The first was that such a bill was unnecessary since the enumeration of limited federal powers was sufficient protection for our rights: where there is no power, by implication there is a right. The second objection, once it became clear that a bill of rights would be necessary to ensure the Constitution’s ratification, led directly to the Ninth Amendment; and it did invoke a rule of construction: Expressio unius est exclusio alterius. The expression of one thing is the exclusion of another. The Framers feared that their inability to enumerate all of our rights would imply that those not enumerated were not meant to be protected. Hence the Ninth Amendment — to make it clear that unenumerated rights were to be protected too. That’s a very different inference than Mr. Whelan’s, but it comports far better with both text and original understanding.

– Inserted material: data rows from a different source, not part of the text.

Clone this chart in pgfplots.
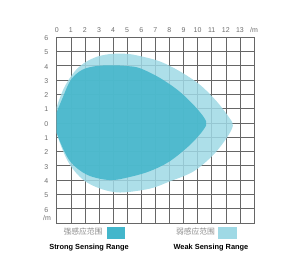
\documentclass[border=0pt]{standalone}
\usepackage{pgfplots}
\pgfplotsset{compat=1.18}
\usepackage{fontspec}
\setmainfont{Liberation Sans}
\newfontfamily\cjk{Noto Sans CJK SC}
\definecolor{strong}{HTML}{43B6CB}
\definecolor{weak}{HTML}{9FD9E5}
\definecolor{lab}{HTML}{6E6E6E}
\begin{document}
\begin{tikzpicture}
\useasboundingbox (-56.7pt,-35pt) rectangle (243.3pt,223pt);
\begin{axis}[at={(0,0)}, anchor=south west, scale only axis,
  width=197.3pt, height=186pt,
  xmin=0, xmax=14, ymin=-7, ymax=6,
  xtick={0,1,2,3,4,5,6,7,8,9,10,11,12,13,14},
  xticklabels={0,1,2,3,4,5,6,7,8,9,10,11,12,13,/m},
  ytick={-7,-6,-5,-4,-3,-2,-1,0,1,2,3,4,5,6},
  yticklabels={,6,5,4,3,2,1,0,1,2,3,4,5,6},
  xticklabel pos=upper,
  major tick length=0pt,
  grid=major,
  major grid style={black!60, line width=0.55pt},
  axis line style={black!60, line width=0.8pt},
  tick label style={font=\fontsize{7}{8}\selectfont, text=lab},
  x tick label style={anchor=center, yshift=6.5pt},
  y tick label style={anchor=center, xshift=-10.5pt, yshift=-1pt},
  clip=true,
]
\addplot[draw=none, fill=weak, fill opacity=0.85, smooth cycle, tension=0.55] coordinates {
(-0.1,0.8) (0.5,2.4) (1.2,3.5) (1.9,4.15) (2.85,4.62) (3.9,4.82) (5.0,4.82) (5.9,4.67) (7.3,4.3) (8.7,3.62) (10.15,2.67) (11.35,1.5) (12.25,0.35) (12.5,-0.2) (12.05,-1.07) (11.1,-2.25) (9.7,-3.4) (8.0,-4.1) (6.6,-4.6) (4.5,-4.87) (3.1,-4.6) (1.9,-4.0) (0.95,-2.95) (0.3,-1.6) (-0.2,0)
};
\addplot[draw=none, fill=strong, fill opacity=0.88, smooth cycle, tension=0.55] coordinates {
(-0.05,0.6) (0.4,1.7) (1.0,3.0) (1.8,3.7) (2.8,3.97) (4.0,4.02) (5.0,3.97) (5.9,3.82) (7.3,3.15) (8.7,2.2) (9.9,1.05) (10.6,0.1) (10.4,-0.5) (9.45,-1.55) (8.0,-2.7) (6.6,-3.38) (5.2,-3.78) (3.8,-4.0) (2.2,-3.65) (1.0,-2.75) (0.25,-1.35) (-0.2,0)
};
\end{axis}
\node[font=\fontsize{7}{8}\selectfont, text=lab] at (-9.7pt,5pt) {/m};
\node[font=\cjk\fontsize{7.8}{8}\selectfont, text=black!45] at (26.3pt,-9pt) {强感应范围};
\fill[strong] (50.3pt,-4pt) rectangle (68.3pt,-16pt);
\node[font=\fontsize{7.4}{8}\selectfont\bfseries] at (32.3pt,-25pt) {Strong Sensing Range};
\node[font=\cjk\fontsize{7.8}{8}\selectfont, text=black!45] at (138.8pt,-9pt) {弱感应范围};
\fill[weak] (161.3pt,-4pt) rectangle (180.3pt,-16pt);
\node[font=\fontsize{7.4}{8}\selectfont\bfseries] at (154.3pt,-25pt) {Weak Sensing Range};
\end{tikzpicture}
\end{document}
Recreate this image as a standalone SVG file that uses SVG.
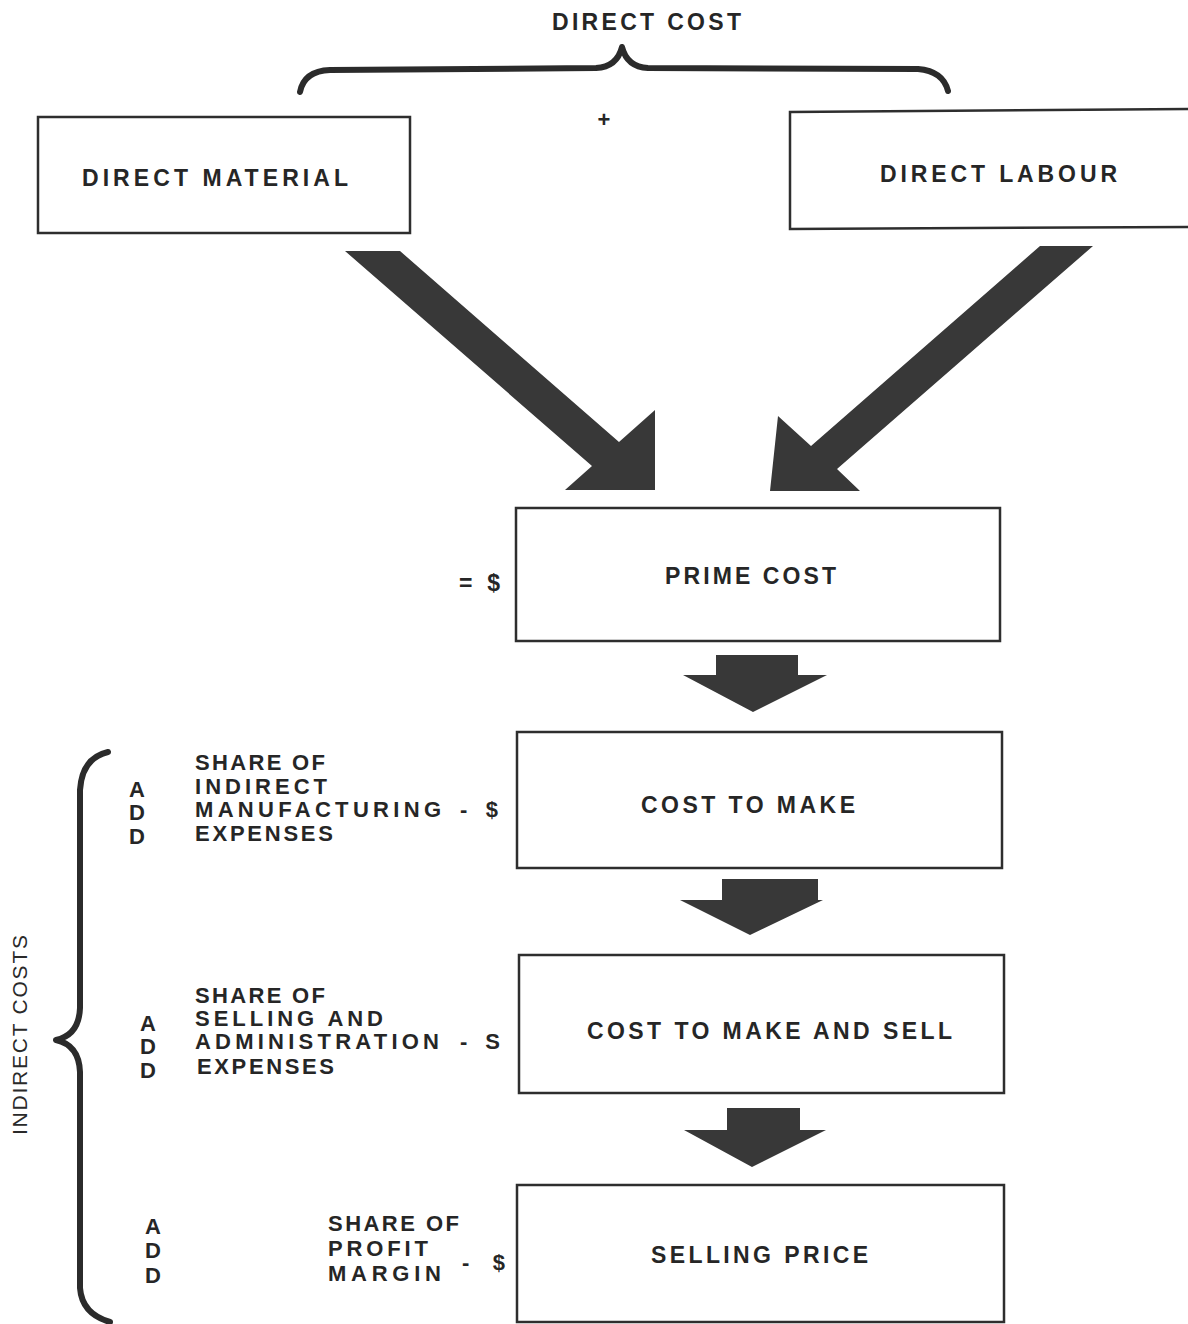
<svg xmlns="http://www.w3.org/2000/svg" width="1188" height="1324" viewBox="0 0 1188 1324">
<style>
  .bg { fill: #ffffff; }
  .box { fill: none; stroke: #2e2e2e; stroke-width: 2.5; }
  .t { font-family: "Liberation Sans", Arial, sans-serif; font-weight: bold; font-size: 23px; fill: #262626; }
  .s { font-family: "Liberation Sans", Arial, sans-serif; font-weight: bold; font-size: 22px; fill: #262626; }
  .v { font-family: "Liberation Sans", Arial, sans-serif; font-weight: normal; font-size: 21px; fill: #2a2a2a; }
  .brace { fill: none; stroke: #2b2b2b; stroke-width: 6; stroke-linecap: round; stroke-linejoin: round; }
  .arrow { fill: #383838; }
</style>
<rect class="bg" x="0" y="0" width="1188" height="1324"/>

<g id="brace-top">
  <path class="brace" d="M300,92 Q304,71 330,70 L596,68 Q617,67 622,47 Q627,67 648,68 L918,69 Q943,71 948,91"/>
  <text class="t" x="552" y="30" textLength="189" lengthAdjust="spacing">DIRECT COST</text>
  <text class="s" x="604" y="127" text-anchor="middle" font-size="19">+</text>
</g>

<g id="direct-material">
  <rect class="box" x="38" y="117" width="372" height="116"/>
  <text class="t" x="82" y="186" textLength="266" lengthAdjust="spacing">DIRECT MATERIAL</text>
</g>

<g id="direct-labour">
  <path class="box" d="M1190,109 L790,112 L790,229 L1190,227"/>
  <text class="t" x="880" y="182" textLength="237" lengthAdjust="spacing">DIRECT LABOUR</text>
</g>

<g id="prime-cost">
  <rect class="box" x="516" y="508" width="484" height="133"/>
  <text class="t" x="665" y="584" textLength="171" lengthAdjust="spacing">PRIME COST</text>
  <text class="t" x="459" y="591" textLength="41" lengthAdjust="spacing">= $</text>
</g>

<g id="cost-to-make">
  <rect class="box" x="517" y="732" width="485" height="136"/>
  <text class="t" x="641" y="813" textLength="214" lengthAdjust="spacing">COST TO MAKE</text>
</g>

<g id="cost-to-make-and-sell">
  <rect class="box" x="519" y="955" width="485" height="138"/>
  <text class="t" x="587" y="1039" textLength="365" lengthAdjust="spacing">COST TO MAKE AND SELL</text>
</g>

<g id="selling-price">
  <rect class="box" x="517" y="1185" width="487" height="137"/>
  <text class="t" x="651" y="1263" textLength="217" lengthAdjust="spacing">SELLING PRICE</text>
</g>

<g id="add-manufacturing">
  <text class="s" x="137" y="797" text-anchor="middle">A</text>
  <text class="s" x="137" y="820" text-anchor="middle">D</text>
  <text class="s" x="137" y="844" text-anchor="middle">D</text>
  <text class="s" x="195" y="770" textLength="130" lengthAdjust="spacing">SHARE OF</text>
  <text class="s" x="195" y="794" textLength="132" lengthAdjust="spacing">INDIRECT</text>
  <text class="s" x="195" y="817" textLength="246" lengthAdjust="spacing">MANUFACTURING</text>
  <text class="s" x="460" y="817" textLength="38" lengthAdjust="spacing">- $</text>
  <text class="s" x="195" y="841" textLength="138" lengthAdjust="spacing">EXPENSES</text>
</g>

<g id="add-selling">
  <text class="s" x="148" y="1031" text-anchor="middle">A</text>
  <text class="s" x="148" y="1054" text-anchor="middle">D</text>
  <text class="s" x="148" y="1078" text-anchor="middle">D</text>
  <text class="s" x="195" y="1003" textLength="130" lengthAdjust="spacing">SHARE OF</text>
  <text class="s" x="195" y="1026" textLength="188" lengthAdjust="spacing">SELLING AND</text>
  <text class="s" x="195" y="1049" textLength="244" lengthAdjust="spacing">ADMINISTRATION</text>
  <text class="s" x="460" y="1049" textLength="40" lengthAdjust="spacing">- S</text>
  <text class="s" x="197" y="1074" textLength="137" lengthAdjust="spacing">EXPENSES</text>
</g>

<g id="add-profit">
  <text class="s" x="153" y="1234" text-anchor="middle">A</text>
  <text class="s" x="153" y="1258" text-anchor="middle">D</text>
  <text class="s" x="153" y="1283" text-anchor="middle">D</text>
  <text class="s" x="328" y="1231" textLength="131" lengthAdjust="spacing">SHARE OF</text>
  <text class="s" x="328" y="1256" textLength="100" lengthAdjust="spacing">PROFIT</text>
  <text class="s" x="328" y="1281" textLength="113" lengthAdjust="spacing">MARGIN</text>
  <text class="s" x="462" y="1270" textLength="43" lengthAdjust="spacing">- $</text>
</g>

<g id="brace-indirect">
  <path class="brace" d="M108,752 Q82,758 80,790 L80,1008 Q79,1035 56,1040 Q79,1045 80,1072 L80,1288 Q82,1314 110,1322"/>
  <text class="v" transform="translate(27,1035) rotate(-90)" x="0" y="0" text-anchor="middle" textLength="200" lengthAdjust="spacing">INDIRECT COSTS</text>
</g>

<g id="connectors">
  <polygon class="arrow" points="345,251 400,251 619,442 655,410 655,490 565,490 592,466"/>
  <polygon class="arrow" points="1040,246 1093,246 837,469 860,491 770,491 778,416 811,446"/>
  <polygon class="arrow" points="716,655 798,655 798,675 827,675 753,712 683,675 716,675"/>
  <polygon class="arrow" points="722,879 818,879 818,900 823,900 750,935 680,900 722,900"/>
  <polygon class="arrow" points="727,1108 800,1108 800,1130 826,1130 752,1167 684,1130 727,1130"/>
</g>
</svg>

By reducing the amendment to a rule of construction, however, Mr. Whelan is able to treat unenumerated rights as “non-constitutional rights that state law is free to protect, including the basic right of the people to engage in self-governance.” To be sure, prior to the ratification of the 14th Amendment, the Bill of Rights applied only against the federal government. (And note that Abigail Alliance is a federal case.) But since then, states too have been bound by the Ninth Amendment. Does that raise the potential for judicial activism? Of course. But the remedy for judicial activism is not judicial abdication. It’s better judging, which starts with giving texts their proper reading.